### STATED TASK
Write out each line exactly as given. Leave the pictures out of your copy.

------------------------

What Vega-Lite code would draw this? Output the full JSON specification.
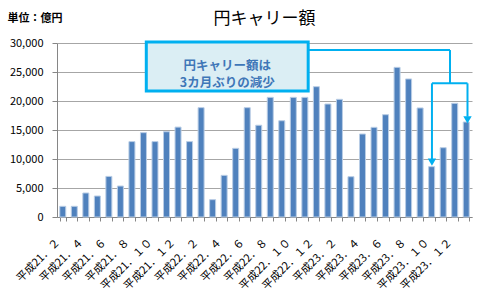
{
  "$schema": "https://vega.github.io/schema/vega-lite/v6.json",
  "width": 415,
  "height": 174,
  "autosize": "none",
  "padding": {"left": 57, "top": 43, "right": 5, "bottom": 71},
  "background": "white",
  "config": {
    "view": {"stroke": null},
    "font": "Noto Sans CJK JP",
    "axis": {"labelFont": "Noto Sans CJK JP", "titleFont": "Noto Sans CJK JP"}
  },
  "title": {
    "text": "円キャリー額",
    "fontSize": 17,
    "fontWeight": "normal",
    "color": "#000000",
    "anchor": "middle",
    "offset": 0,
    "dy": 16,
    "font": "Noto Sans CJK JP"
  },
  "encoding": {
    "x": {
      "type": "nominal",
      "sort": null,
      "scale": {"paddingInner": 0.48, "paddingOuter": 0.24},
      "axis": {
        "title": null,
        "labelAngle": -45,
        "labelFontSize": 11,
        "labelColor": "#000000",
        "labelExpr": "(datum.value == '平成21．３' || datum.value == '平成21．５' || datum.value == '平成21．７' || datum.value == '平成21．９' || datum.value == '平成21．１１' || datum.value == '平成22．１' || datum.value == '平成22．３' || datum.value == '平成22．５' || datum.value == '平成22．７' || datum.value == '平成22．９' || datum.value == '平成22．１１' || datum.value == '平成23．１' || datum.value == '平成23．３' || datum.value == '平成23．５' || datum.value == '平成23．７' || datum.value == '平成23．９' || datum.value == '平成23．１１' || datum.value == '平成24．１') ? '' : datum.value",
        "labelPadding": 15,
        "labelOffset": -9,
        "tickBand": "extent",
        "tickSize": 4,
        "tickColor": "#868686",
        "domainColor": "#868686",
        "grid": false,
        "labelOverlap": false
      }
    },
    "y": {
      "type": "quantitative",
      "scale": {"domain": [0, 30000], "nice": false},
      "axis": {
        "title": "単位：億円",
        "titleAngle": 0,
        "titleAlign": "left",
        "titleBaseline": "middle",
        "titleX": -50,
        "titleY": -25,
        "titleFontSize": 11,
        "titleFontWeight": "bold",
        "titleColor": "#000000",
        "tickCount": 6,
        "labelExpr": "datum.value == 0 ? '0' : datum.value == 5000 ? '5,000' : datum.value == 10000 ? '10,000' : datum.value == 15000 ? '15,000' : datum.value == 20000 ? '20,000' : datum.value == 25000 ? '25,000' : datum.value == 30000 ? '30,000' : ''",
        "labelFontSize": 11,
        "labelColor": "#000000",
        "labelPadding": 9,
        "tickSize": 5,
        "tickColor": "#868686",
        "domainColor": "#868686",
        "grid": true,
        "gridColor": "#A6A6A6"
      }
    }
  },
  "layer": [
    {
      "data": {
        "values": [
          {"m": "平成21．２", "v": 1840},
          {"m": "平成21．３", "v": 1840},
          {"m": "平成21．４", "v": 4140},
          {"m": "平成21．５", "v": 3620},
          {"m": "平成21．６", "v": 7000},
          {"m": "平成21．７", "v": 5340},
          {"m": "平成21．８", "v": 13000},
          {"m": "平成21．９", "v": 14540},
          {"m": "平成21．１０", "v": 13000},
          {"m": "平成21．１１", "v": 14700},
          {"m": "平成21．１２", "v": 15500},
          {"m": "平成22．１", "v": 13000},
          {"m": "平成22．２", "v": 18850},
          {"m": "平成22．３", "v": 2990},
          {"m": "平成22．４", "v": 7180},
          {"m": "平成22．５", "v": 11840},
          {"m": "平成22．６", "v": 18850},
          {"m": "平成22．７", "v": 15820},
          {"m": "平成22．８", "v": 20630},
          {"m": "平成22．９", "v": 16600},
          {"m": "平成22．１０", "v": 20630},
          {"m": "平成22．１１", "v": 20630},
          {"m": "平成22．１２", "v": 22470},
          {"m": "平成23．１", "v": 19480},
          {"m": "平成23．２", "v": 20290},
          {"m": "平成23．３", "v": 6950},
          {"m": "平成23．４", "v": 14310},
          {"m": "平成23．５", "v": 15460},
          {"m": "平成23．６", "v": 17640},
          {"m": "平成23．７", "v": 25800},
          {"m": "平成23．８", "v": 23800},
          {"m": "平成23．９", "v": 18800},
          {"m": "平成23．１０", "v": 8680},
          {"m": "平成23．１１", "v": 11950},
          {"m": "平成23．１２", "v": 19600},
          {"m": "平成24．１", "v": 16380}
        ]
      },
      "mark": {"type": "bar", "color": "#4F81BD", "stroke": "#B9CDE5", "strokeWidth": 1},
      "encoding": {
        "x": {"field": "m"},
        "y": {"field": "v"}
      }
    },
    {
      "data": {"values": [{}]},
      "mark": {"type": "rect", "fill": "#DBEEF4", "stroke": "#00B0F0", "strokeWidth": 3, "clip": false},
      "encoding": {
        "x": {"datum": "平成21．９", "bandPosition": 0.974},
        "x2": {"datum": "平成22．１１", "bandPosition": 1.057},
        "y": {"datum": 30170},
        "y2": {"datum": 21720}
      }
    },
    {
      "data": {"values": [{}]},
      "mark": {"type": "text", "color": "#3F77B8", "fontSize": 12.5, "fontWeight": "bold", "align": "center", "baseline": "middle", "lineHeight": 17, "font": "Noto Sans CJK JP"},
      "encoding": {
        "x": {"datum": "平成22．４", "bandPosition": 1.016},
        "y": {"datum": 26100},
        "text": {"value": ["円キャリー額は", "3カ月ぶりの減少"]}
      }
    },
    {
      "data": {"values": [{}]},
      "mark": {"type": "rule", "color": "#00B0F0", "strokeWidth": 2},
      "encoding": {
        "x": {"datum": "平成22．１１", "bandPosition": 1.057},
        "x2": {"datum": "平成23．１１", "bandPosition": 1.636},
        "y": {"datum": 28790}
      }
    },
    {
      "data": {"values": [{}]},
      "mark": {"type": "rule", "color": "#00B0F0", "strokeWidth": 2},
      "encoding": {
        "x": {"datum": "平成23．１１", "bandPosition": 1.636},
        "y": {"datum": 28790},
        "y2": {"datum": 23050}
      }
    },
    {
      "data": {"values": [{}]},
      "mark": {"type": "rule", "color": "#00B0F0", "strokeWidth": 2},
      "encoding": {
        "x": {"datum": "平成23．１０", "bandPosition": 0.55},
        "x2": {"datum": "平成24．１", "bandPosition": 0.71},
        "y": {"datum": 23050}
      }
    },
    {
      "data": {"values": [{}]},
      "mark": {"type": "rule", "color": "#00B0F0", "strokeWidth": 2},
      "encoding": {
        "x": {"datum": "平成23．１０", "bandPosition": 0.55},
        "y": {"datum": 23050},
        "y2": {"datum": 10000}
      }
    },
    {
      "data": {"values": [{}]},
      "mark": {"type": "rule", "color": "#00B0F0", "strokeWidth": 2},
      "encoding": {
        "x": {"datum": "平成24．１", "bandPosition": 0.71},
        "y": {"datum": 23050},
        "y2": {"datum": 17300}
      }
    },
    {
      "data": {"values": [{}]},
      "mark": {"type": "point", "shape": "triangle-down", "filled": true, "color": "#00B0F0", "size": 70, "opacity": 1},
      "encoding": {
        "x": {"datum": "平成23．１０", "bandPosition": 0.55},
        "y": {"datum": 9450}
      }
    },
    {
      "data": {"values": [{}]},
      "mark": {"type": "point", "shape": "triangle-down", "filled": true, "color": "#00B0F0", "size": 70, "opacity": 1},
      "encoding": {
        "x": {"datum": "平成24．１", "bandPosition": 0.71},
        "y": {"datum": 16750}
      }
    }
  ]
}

------------------------

### THE SOLUTION
What Vega-Lite code would draw this? Output the full JSON specification.
{
  "$schema": "https://vega.github.io/schema/vega-lite/v6.json",
  "width": 415,
  "height": 174,
  "autosize": "none",
  "padding": {"left": 57, "top": 43, "right": 5, "bottom": 71},
  "background": "white",
  "config": {
    "view": {"stroke": null},
    "font": "Noto Sans CJK JP",
    "axis": {"labelFont": "Noto Sans CJK JP", "titleFont": "Noto Sans CJK JP"}
  },
  "title": {
    "text": "円キャリー額",
    "fontSize": 17,
    "fontWeight": "normal",
    "color": "#000000",
    "anchor": "middle",
    "offset": 0,
    "dy": 16,
    "font": "Noto Sans CJK JP"
  },
  "encoding": {
    "x": {
      "type": "nominal",
      "sort": null,
      "scale": {"paddingInner": 0.48, "paddingOuter": 0.24},
      "axis": {
        "title": null,
        "labelAngle": -45,
        "labelFontSize": 11,
        "labelColor": "#000000",
        "labelExpr": "(datum.value == '平成21．３' || datum.value == '平成21．５' || datum.value == '平成21．７' || datum.value == '平成21．９' || datum.value == '平成21．１１' || datum.value == '平成22．１' || datum.value == '平成22．３' || datum.value == '平成22．５' || datum.value == '平成22．７' || datum.value == '平成22．９' || datum.value == '平成22．１１' || datum.value == '平成23．１' || datum.value == '平成23．３' || datum.value == '平成23．５' || datum.value == '平成23．７' || datum.value == '平成23．９' || datum.value == '平成23．１１' || datum.value == '平成24．１') ? '' : datum.value",
        "labelPadding": 15,
        "labelOffset": -9,
        "tickBand": "extent",
        "tickSize": 4,
        "tickColor": "#868686",
        "domainColor": "#868686",
        "grid": false,
        "labelOverlap": false
      }
    },
    "y": {
      "type": "quantitative",
      "scale": {"domain": [0, 30000], "nice": false},
      "axis": {
        "title": "単位：億円",
        "titleAngle": 0,
        "titleAlign": "left",
        "titleBaseline": "middle",
        "titleX": -50,
        "titleY": -25,
        "titleFontSize": 11,
        "titleFontWeight": "bold",
        "titleColor": "#000000",
        "tickCount": 6,
        "labelExpr": "datum.value == 0 ? '0' : datum.value == 5000 ? '5,000' : datum.value == 10000 ? '10,000' : datum.value == 15000 ? '15,000' : datum.value == 20000 ? '20,000' : datum.value == 25000 ? '25,000' : datum.value == 30000 ? '30,000' : ''",
        "labelFontSize": 11,
        "labelColor": "#000000",
        "labelPadding": 9,
        "tickSize": 5,
        "tickColor": "#868686",
        "domainColor": "#868686",
        "grid": true,
        "gridColor": "#A6A6A6"
      }
    }
  },
  "layer": [
    {
      "data": {
        "values": [
          {"m": "平成21．２", "v": 1840},
          {"m": "平成21．３", "v": 1840},
          {"m": "平成21．４", "v": 4140},
          {"m": "平成21．５", "v": 3620},
          {"m": "平成21．６", "v": 7000},
          {"m": "平成21．７", "v": 5340},
          {"m": "平成21．８", "v": 13000},
          {"m": "平成21．９", "v": 14540},
          {"m": "平成21．１０", "v": 13000},
          {"m": "平成21．１１", "v": 14700},
          {"m": "平成21．１２", "v": 15500},
          {"m": "平成22．１", "v": 13000},
          {"m": "平成22．２", "v": 18850},
          {"m": "平成22．３", "v": 2990},
          {"m": "平成22．４", "v": 7180},
          {"m": "平成22．５", "v": 11840},
          {"m": "平成22．６", "v": 18850},
          {"m": "平成22．７", "v": 15820},
          {"m": "平成22．８", "v": 20630},
          {"m": "平成22．９", "v": 16600},
          {"m": "平成22．１０", "v": 20630},
          {"m": "平成22．１１", "v": 20630},
          {"m": "平成22．１２", "v": 22470},
          {"m": "平成23．１", "v": 19480},
          {"m": "平成23．２", "v": 20290},
          {"m": "平成23．３", "v": 6950},
          {"m": "平成23．４", "v": 14310},
          {"m": "平成23．５", "v": 15460},
          {"m": "平成23．６", "v": 17640},
          {"m": "平成23．７", "v": 25800},
          {"m": "平成23．８", "v": 23800},
          {"m": "平成23．９", "v": 18800},
          {"m": "平成23．１０", "v": 8680},
          {"m": "平成23．１１", "v": 11950},
          {"m": "平成23．１２", "v": 19600},
          {"m": "平成24．１", "v": 16380}
        ]
      },
      "mark": {"type": "bar", "color": "#4F81BD", "stroke": "#B9CDE5", "strokeWidth": 1},
      "encoding": {
        "x": {"field": "m"},
        "y": {"field": "v"}
      }
    },
    {
      "data": {"values": [{}]},
      "mark": {"type": "rect", "fill": "#DBEEF4", "stroke": "#00B0F0", "strokeWidth": 3, "clip": false},
      "encoding": {
        "x": {"datum": "平成21．９", "bandPosition": 0.974},
        "x2": {"datum": "平成22．１１", "bandPosition": 1.057},
        "y": {"datum": 30170},
        "y2": {"datum": 21720}
      }
    },
    {
      "data": {"values": [{}]},
      "mark": {"type": "text", "color": "#3F77B8", "fontSize": 12.5, "fontWeight": "bold", "align": "center", "baseline": "middle", "lineHeight": 17, "font": "Noto Sans CJK JP"},
      "encoding": {
        "x": {"datum": "平成22．４", "bandPosition": 1.016},
        "y": {"datum": 26100},
        "text": {"value": ["円キャリー額は", "3カ月ぶりの減少"]}
      }
    },
    {
      "data": {"values": [{}]},
      "mark": {"type": "rule", "color": "#00B0F0", "strokeWidth": 2},
      "encoding": {
        "x": {"datum": "平成22．１１", "bandPosition": 1.057},
        "x2": {"datum": "平成23．１１", "bandPosition": 1.636},
        "y": {"datum": 28790}
      }
    },
    {
      "data": {"values": [{}]},
      "mark": {"type": "rule", "color": "#00B0F0", "strokeWidth": 2},
      "encoding": {
        "x": {"datum": "平成23．１１", "bandPosition": 1.636},
        "y": {"datum": 28790},
        "y2": {"datum": 23050}
      }
    },
    {
      "data": {"values": [{}]},
      "mark": {"type": "rule", "color": "#00B0F0", "strokeWidth": 2},
      "encoding": {
        "x": {"datum": "平成23．１０", "bandPosition": 0.55},
        "x2": {"datum": "平成24．１", "bandPosition": 0.71},
        "y": {"datum": 23050}
      }
    },
    {
      "data": {"values": [{}]},
      "mark": {"type": "rule", "color": "#00B0F0", "strokeWidth": 2},
      "encoding": {
        "x": {"datum": "平成23．１０", "bandPosition": 0.55},
        "y": {"datum": 23050},
        "y2": {"datum": 10000}
      }
    },
    {
      "data": {"values": [{}]},
      "mark": {"type": "rule", "color": "#00B0F0", "strokeWidth": 2},
      "encoding": {
        "x": {"datum": "平成24．１", "bandPosition": 0.71},
        "y": {"datum": 23050},
        "y2": {"datum": 17300}
      }
    },
    {
      "data": {"values": [{}]},
      "mark": {"type": "point", "shape": "triangle-down", "filled": true, "color": "#00B0F0", "size": 70, "opacity": 1},
      "encoding": {
        "x": {"datum": "平成23．１０", "bandPosition": 0.55},
        "y": {"datum": 9450}
      }
    },
    {
      "data": {"values": [{}]},
      "mark": {"type": "point", "shape": "triangle-down", "filled": true, "color": "#00B0F0", "size": 70, "opacity": 1},
      "encoding": {
        "x": {"datum": "平成24．１", "bandPosition": 0.71},
        "y": {"datum": 16750}
      }
    }
  ]
}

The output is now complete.